Já tinha eu dezasseis anos, pedi à
minha mãe para me fazer sócia do clube da minha simpatia, o que mereceu a sua
concordância. Quando me fui inscrever, convidaram-me para a festa da
inauguração da sede. Aproveitando o forno de uma vizinha que amassara pão, fiz
um bolo de laranja para levar e prontifiquei-me a colaborar nos serviços, como
o fizeram outras simpatizantes. Sendo habituada a servir na casa de chá das
festas da Vila e do Rosário, tinha alguma experiência do assunto e tudo decorreu
com normalidade.
Em meados de Setembro, estava a
ser preparado com entusiasmo um grande torneio a fim de ser encontrado o
campeão da época. Para maior animação fora convidado o grupo da Ribeira Brava
que costumava levar uma enorme claque. A animação aumentava por toda a
freguesia, onde rapazes e raparigas preparavam faixas, bandeiras, chocalhos e
pandeiretas para terminar em festa e em beleza. O que ninguém estaria à espera
e causou grande surpresa e descontentamento a muitos jovens foi o agendamento
de uma novena no Pico da Cova, no mesmo dia do torneio. A Capela Torre ali
erigida, dedicada a Nossa Senhora de Fátima foi construída para agradecer o fim
da Segunda Guerra Mundial e inaugurada poucos anos antes. Muitos eram os
emigrantes que mandavam celebrar novenas em honra de Nossa Senhora naquele
local implorando a Sua ajuda e pedindo protecção, algumas com pompa e
circunstância, caso desse dia.
Eu, conhecia o sentimento da
minha mãe e sabia que a sua decisão seria - primeiro a novena,- embora ela, por
motivos de saúde não se deslocasse à capela que ficava a cerca de uma hora de
caminho a pé. Conformada, e porque tinha ainda na memória o acontecido umas
semanas antes, embora contrariada, aceitei o veredicto.

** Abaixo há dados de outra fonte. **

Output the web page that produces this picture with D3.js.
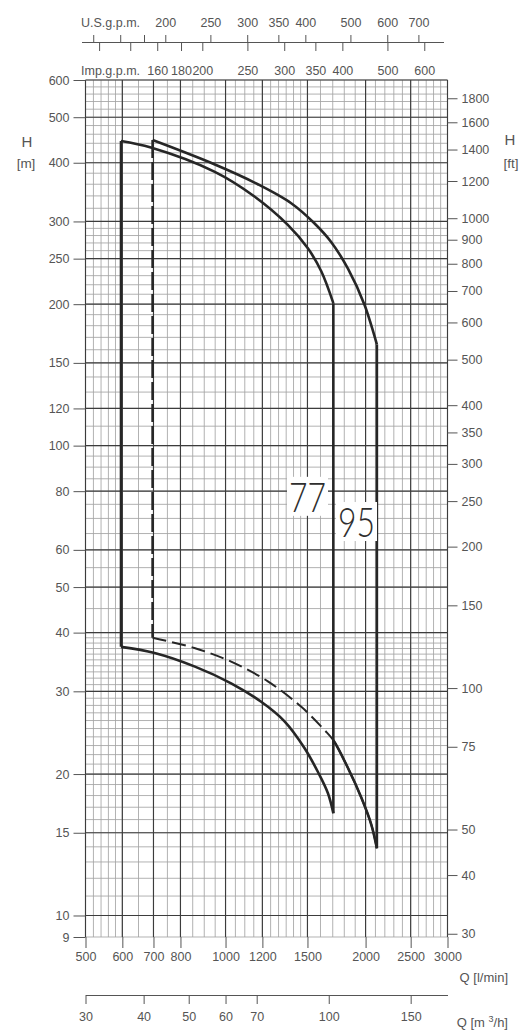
<!DOCTYPE html>
<meta charset="utf-8">
<title>Pump range 77 / 95</title>
<style>
body { margin: 0; background: #fff; }
svg { display: block; }
text { font-family: "Liberation Sans", Arial, sans-serif; fill: #555; }
.axis text { font-size: 12.5px; }
.axis line, .axis path { stroke: #555; stroke-width: 1; }
.grid-minor { stroke: #a4a4a4; stroke-width: 0.85; }
.grid-major { stroke: #3c3c3c; stroke-width: 1.15; }
.curve { fill: none; stroke: #262626; stroke-width: 2.6; stroke-linejoin: round; }
.model { font-family: Lato, "Liberation Sans", sans-serif; font-weight: 300; font-size: 42px; fill: #2e2e2e; }
</style>
<body>
<svg width="528" height="1030"></svg>
<script src="https://cdnjs.cloudflare.com/ajax/libs/d3/7.8.5/d3.min.js"></script>
<script>

// axis ticks
var qTicks = [500, 600, 700, 800, 1000, 1200, 1500, 2000, 2500, 3000];
var hTicks = [9, 10, 15, 20, 30, 40, 50, 60, 80, 100, 120, 150, 200, 250, 300, 400, 500, 600];
var ftTicks = [30, 40, 50, 75, 100, 150, 200, 250, 300, 350, 400, 500, 600, 700, 800, 900, 1000, 1200, 1400, 1600, 1800];
var m3hTicks = [30, 40, 50, 60, 70, 100, 150];
var usTicks = [140, 160, 180, 200, 250, 300, 350, 400, 500, 600, 700];
var usLabels = [200, 250, 300, 350, 400, 500, 600, 700];
var impTicks = [120, 140, 160, 180, 200, 250, 300, 350, 400, 500, 600];
var impLabels = [160, 180, 200, 250, 300, 350, 400, 500, 600];

// pump 77 envelope (Q in l/min, H in m)
var q77Left = 596;
var q77Right = 1705;
var q77Top = [596, 691, 946, 1154, 1361, 1503, 1606, 1705];
var h77Top = [445, 431, 383, 339, 295, 263, 235, 201];
var q77Bot = [596, 704, 857, 1028, 1193, 1339, 1479, 1580, 1660, 1705];
var h77Bot = [37.3, 36.2, 33.9, 31.2, 28.5, 25.9, 22.7, 20.2, 18.2, 16.5];

// pump 95 envelope
var q95Left = 697;
var q95Right = 2115;
var q95Top = [697, 946, 1173, 1384, 1554, 1688, 1833, 1991, 2115];
var h95Top = [447, 397, 360, 328, 297, 271, 238, 199, 164];
var q95Bot = [697, 857, 1028, 1233, 1455, 1633, 1705, 1833, 1959, 2058, 2115];
var h95Bot = [39.0, 37.1, 34.7, 31.5, 27.8, 24.8, 23.6, 20.6, 17.8, 15.6, 13.9];
var dashEnd95 = 6; // lower 95 curve is dashed up to this point

// model labels
var modelNames = ["77", "95"];
var modelLabelQ = [1369, 1745];
var modelLabelH = [72.3, 63.9];

var US_GPM = 3.785, IMP_GPM = 4.546, M3H = 16.667, FT = 0.3048;

var svg = d3.select("svg");
var x = d3.scaleLog().domain([500, 3000]).range([85.5, 447.5]);
var y = d3.scaleLog().domain([9, 600]).range([937, 80]);
var x0 = x.range()[0], x1 = x.range()[1], y0 = y.range()[0], y1 = y.range()[1];

// grid
var vMinor = d3.range(500, 600, 20).concat(d3.range(600, 1500, 50), d3.range(1500, 3001, 100));
var hMinor = d3.range(9, 40, 1).concat(d3.range(40, 100, 5), d3.range(100, 300, 10), d3.range(300, 601, 20));

var grid = svg.append("g");
grid.selectAll(".vmin").data(vMinor).enter().append("line")
    .attr("class", "grid-minor")
    .attr("x1", function(d) { return x(d); }).attr("x2", function(d) { return x(d); })
    .attr("y1", y0).attr("y2", y1);
grid.selectAll(".hmin").data(hMinor).enter().append("line")
    .attr("class", "grid-minor")
    .attr("y1", function(d) { return y(d); }).attr("y2", function(d) { return y(d); })
    .attr("x1", x0).attr("x2", x1);
grid.selectAll(".vmaj").data(qTicks).enter().append("line")
    .attr("class", "grid-major")
    .attr("x1", function(d) { return x(d); }).attr("x2", function(d) { return x(d); })
    .attr("y1", y0).attr("y2", y1);
grid.selectAll(".hmaj").data(hTicks.slice(1)).enter().append("line")
    .attr("class", "grid-major")
    .attr("y1", function(d) { return y(d); }).attr("y2", function(d) { return y(d); })
    .attr("x1", x0).attr("x2", x1);

// axes
var fmt = d3.format("d");
svg.append("g").attr("class", "axis")
    .attr("transform", "translate(0," + y0 + ")")
    .call(d3.axisBottom(x).tickValues(qTicks).tickFormat(fmt).tickSize(11).tickPadding(4))
    .call(function(g) { g.select(".domain").remove(); });

svg.append("g").attr("class", "axis")
    .attr("transform", "translate(" + x0 + ",0)")
    .call(d3.axisLeft(y).tickValues(hTicks).tickFormat(fmt).tickSize(12).tickPadding(4))
    .call(function(g) { g.select(".domain").remove(); });

var yft = d3.scaleLog().domain([9 / FT, 600 / FT]).range([y0, y1]);
svg.append("g").attr("class", "axis")
    .attr("transform", "translate(" + x1 + ",0)")
    .call(d3.axisRight(yft).tickValues(ftTicks).tickFormat(fmt).tickSize(10).tickPadding(4))
    .call(function(g) { g.select(".domain").remove(); });

var xm = d3.scaleLog().domain([500 / M3H, 3000 / M3H]).range([x0, x1]);
svg.append("g").attr("class", "axis")
    .attr("transform", "translate(0,995)")
    .call(d3.axisBottom(xm).tickValues(m3hTicks).tickFormat(fmt).tickSize(9).tickSizeOuter(0).tickPadding(8));

// gallons per minute on top (drawn a few px left, like the print)
var xus = d3.scaleLog().domain([500 / US_GPM, 3000 / US_GPM]).range([x0 - 4, x1 - 4]);
var ximp = d3.scaleLog().domain([500 / IMP_GPM, 3000 / IMP_GPM]).range([x0 - 4, x1 - 4]);
svg.append("g").attr("class", "axis")
    .attr("transform", "translate(0,42)")
    .call(d3.axisTop(xus).tickValues(usTicks).tickSize(7).tickSizeOuter(0).tickPadding(8)
        .tickFormat(function(d) { return usLabels.indexOf(d) >= 0 ? fmt(d) : ""; }));
svg.append("g").attr("class", "axis")
    .attr("transform", "translate(0,42)")
    .call(d3.axisBottom(ximp).tickValues(impTicks).tickSize(9).tickSizeOuter(0).tickPadding(15)
        .tickFormat(function(d) { return impLabels.indexOf(d) >= 0 ? fmt(d) : ""; }))
    .call(function(g) { g.select(".domain").remove(); });

// axis titles
svg.append("text").attr("x", 81).attr("y", 27).style("font-size", "12.5px").text("U.S.g.p.m.");
svg.append("text").attr("x", 81).attr("y", 75).style("font-size", "12.5px").text("Imp.g.p.m.");
svg.append("text").attr("x", 27).attr("y", 147).attr("text-anchor", "middle").style("font-size", "15px").text("H");
svg.append("text").attr("x", 26).attr("y", 168).attr("text-anchor", "middle").style("font-size", "13.5px").text("[m]");
svg.append("text").attr("x", 510).attr("y", 145).attr("text-anchor", "middle").style("font-size", "15px").text("H");
svg.append("text").attr("x", 511).attr("y", 168).attr("text-anchor", "middle").style("font-size", "13.5px").text("[ft]");
svg.append("text").attr("x", 508).attr("y", 982).attr("text-anchor", "end").style("font-size", "13px").text("Q [l/min]");
var qm = svg.append("text").attr("x", 508).attr("y", 1027).attr("text-anchor", "end").style("font-size", "13px");
qm.append("tspan").text("Q [m ");
qm.append("tspan").attr("dy", -5).style("font-size", "9px").text("3");
qm.append("tspan").attr("dy", 5).text("/h]");

// curves
function pts(qs, hs) { return qs.map(function(q, i) { return [x(q), y(hs[i])]; }); }
var smooth = d3.line().curve(d3.curveCatmullRom.alpha(0.5));
var straight = d3.line();
var curves = svg.append("g");

// 77
curves.append("path").attr("class", "curve")
    .attr("d", straight([[x(q77Left), y(h77Bot[0])], [x(q77Left), y(h77Top[0])]]));
curves.append("path").attr("class", "curve").attr("d", smooth(pts(q77Top, h77Top)));
curves.append("path").attr("class", "curve")
    .attr("d", straight([[x(q77Right), y(h77Top[h77Top.length - 1])], [x(q77Right), y(h77Bot[h77Bot.length - 1])]]));
curves.append("path").attr("class", "curve").attr("d", smooth(pts(q77Bot, h77Bot)));

// 95
curves.append("path").attr("class", "curve").style("stroke-dasharray", "18,4")
    .attr("d", straight([[x(q95Left), y(h95Top[0])], [x(q95Left), y(h95Bot[0])]]));
curves.append("path").attr("class", "curve").attr("d", smooth(pts(q95Top, h95Top)));
curves.append("path").attr("class", "curve")
    .attr("d", straight([[x(q95Right), y(h95Top[h95Top.length - 1])], [x(q95Right), y(h95Bot[h95Bot.length - 1])]]));
// whole lower 95 curve smoothed once, then split into dashed and solid parts
var low95 = svg.append("path").attr("d", smooth(pts(q95Bot, h95Bot))).remove().node();
var splitLen = (function() {
    var L = low95.getTotalLength(), target = x(q95Bot[dashEnd95]), lo = 0, hi = L;
    for (var k = 0; k < 30; k++) {
        var mid = (lo + hi) / 2;
        if (low95.getPointAtLength(mid).x < target) lo = mid; else hi = mid;
    }
    return { at: lo, total: L };
})();
curves.append("path").attr("class", "curve").attr("d", smooth(pts(q95Bot, h95Bot)))
    .style("stroke-width", 2)
    .style("stroke-dasharray", (function() {
        var s = [], pos = 0;
        while (pos + 20 < splitLen.at) { s.push(14, 6); pos += 20; }
        s.push(splitLen.at - pos, 0, splitLen.total, 0);
        return s.join(",");
    })());
curves.append("path").attr("class", "curve")
    .attr("d", smooth(pts(q95Bot, h95Bot)))
    .style("stroke-dasharray", "0," + splitLen.at + "," + splitLen.total);

// model numbers on white patches
var lab = svg.append("g");
modelNames.forEach(function(name, i) {
    var lx = x(modelLabelQ[i]), ly = y(modelLabelH[i]);
    lab.append("rect").attr("x", lx - 2).attr("y", ly - 35).attr("width", 41).attr("height", 39).attr("fill", "#fff");
    lab.append("text").attr("class", "model").attr("x", lx).attr("y", ly)
        .attr("textLength", 37).attr("lengthAdjust", "spacingAndGlyphs")
        .text(name);
});

</script>
</body>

Com muita mágoa naquele dia, em
vez de descer para o Calhau, tive de subir até ao Pico. Durante a celebração
ouvia os foguetes lá ao fundo e ficava em sobressalto. Sabendo que o Arsenal
naqueles encontros costumava claudicar, só podia ser o Corvo a fazer a festa, o
meu cérebro rodopiava e ainda hoje me sentencio pela pouca atenção prestada.
Terminada a cerimónia, descemos o
pico numa correria e mal chegamos ao Laranjal já um grupo de jovens chegava em
algazarra, animados com apitos e bandeiras do Arsenal. Eu nem queria acreditar…
O Meu clube do coração tinha ganho ao Corvo por dois a zero, em terceiro lugar
ficara o Botafogo.
Nessa mesma tarde havia um
espectáculo no Teatro Gil Vicente nas Feiteiras, onde iriam atribuir uma outra
taça- Simpatia- com os bilhetes da entrada a servirem de voto. Eufórica,
imaginei nova aventura e logo enviei a minha irmã para casa com umas vizinhas
pedindo que levassem o recado à minha mãe. Fiquei com outra amiga e a passo
largo subimos a vereda da Corrida das Feiteiras que ia sair junto ao dito
Teatro. Num ápice lá estávamos. A alegria do reencontro com simpatizantes em
delírio foi tão emocionante que nos abraçámos e chorámos. O bilhete custava um
escudo, a Leonor comprou os dois para eu pagar quando pudesse. Junto à porta
encontravam-se três caixas grandes, cada qual com o emblema do Clube em que
devíamos votar, na caixa do Arsenal colocamos o couto do bilhete e entramos
cedo para conseguir um bom lugar. Subimos para o balcão ainda com muitos
lugares à escolha, mas dispensamos, porque só de pé é que nos apetecia estar.